Prima pubblicazione di “Racconti di periferie” a cura di Roberto Catracchia. Oggi proponiamo ai lettori una vicenda che va inquadrata in una realtà diversa dalla nostra e in un tempo non troppo lontano. In realtà, la domanda da porsi è: siamo così sicuri che non ci siano differenze tra la nostra vita urbana e quella vissuta in altri contesti europei? Oppure, come a Risiko, tradotto nel primato del mercato sul sociale, abbiamo tante cose in comune con altre città del vecchio continente? Come, ad esempio, le politiche di austerity adottate dal 2008 in poi. Parliamo di scelte politiche che hanno invaso dolorosamente ogni spazio/territorio e coinvolto ogni cittadino europeo da oltre 10 anni.

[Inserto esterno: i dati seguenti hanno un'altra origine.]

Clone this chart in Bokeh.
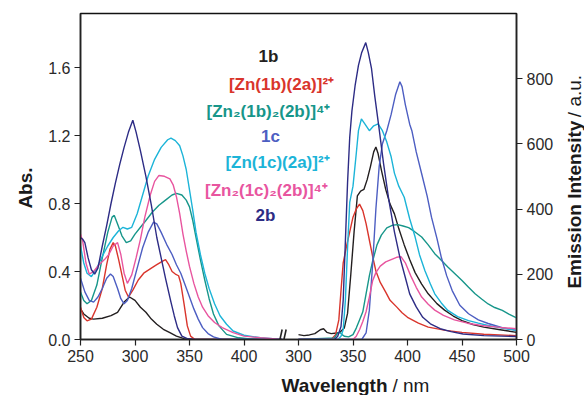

Il 9 agosto 2011, mentre si svolgeva un happy hour nella sede della borsa della capitale inglese, per festeggiare i lauti guadagni ottenuti con la speculazione finanziaria da parte degli investitori britannici, in strada 16 mila poliziotti intervenivano con “eleganti manganelli” e gas lacrimogeni “firmati dai migliori produttori di profumi del mondo” al fine di bloccare e reprimere la più intensa e lunga interruzione dell’ordine pubblico nella storia di Londra dalle sommosse di Gordon del 1780.
La rivolta delle periferie era iniziata qualche sera prima, quando per una veglia pacifica in ricordo di un giovane ucciso dalla polizia, all’improvviso il sit-in era degenerato nella violenza: per giorni e notti la protesta sfociò in incendi e saccheggi. Ben 20 distretti amministrativi della città su 30 vennero coinvolti negli scontri. Ci furono 3.000 arresti e i danni vennero quantificati per 30 milioni di sterline. In seguito, la “London School of Economics” intervistò un centinaio di rivoltosi e le risposte dei giovani bianchi, negri, creoli, italiani, ispanici, di tutte le razze che popolavano (e che popolano tutt’ora) la periferia londinese, furono sostanzialmente univoche: le ragioni della protesta nascevano dai livelli intollerabili di disoccupazione e povertà emersi da diversi anni nelle banlieues Londinesi.
Per la prima volta dal dopoguerra, una generazione stava peggio dei propri genitori. Si sentivano esclusi dall’accesso alle opportunità, all’educazione, alla salute. In quelle sere d’estate londinesi, i rivoltosi scoperchiarono le trasformazioni operate dal neoliberismo. In realtà, analisti e ricerche più affidabili affermavano da tempo che i lavoratori con stipendi bassi e medi vedevano crollare i loro standard di vita da un decennio, così come non era mai accaduto dal dopoguerra in poi. I budget dei comuni britannici erano stati tagliati del 19% per circa 18 miliardi di sterline, dell’8% per le spese per l’infanzia e circa 130 mila anziani erano stati esclusi dall’accesso ai servizi vitali.
Questa vicenda, così “lontana” dalle borgate romane ci può essere utile? Oppure ci limitiamo a lamentarci del nostro quartiere, convinti che solo da noi le cose vanno male? In molte periferie d’Europa e del Nord America, da anni ci sono improvvise esplosioni di rabbia per le stesse ragioni di esclusione e tagli al sociale voluti dai governi, locali e non.
Anche i nostri giovani subiscono le stesse esclusioni e privazioni dei loro coetanei d’Europa.
Nelle periferie del mondo la violenza rimane l’unico modo per farsi notare oppure c’è un percorso lungo, ma necessario, di ricostruzione di una mobilitazione delle periferie senza discriminazioni di razza e censo?
Siamo tutti figli della periferia e non abitiamo in luoghi invisibili ma in territori pieni di vita e voglia di riscatto per tutti e tutte, ogni governo locale, cittadino e nazionale, deve fare i conti con la nostra vitalità. Pena un ulteriore distacco violento tra città e periferie. Oppure lor signori sperano e puntano solo a quest’ultima opzione?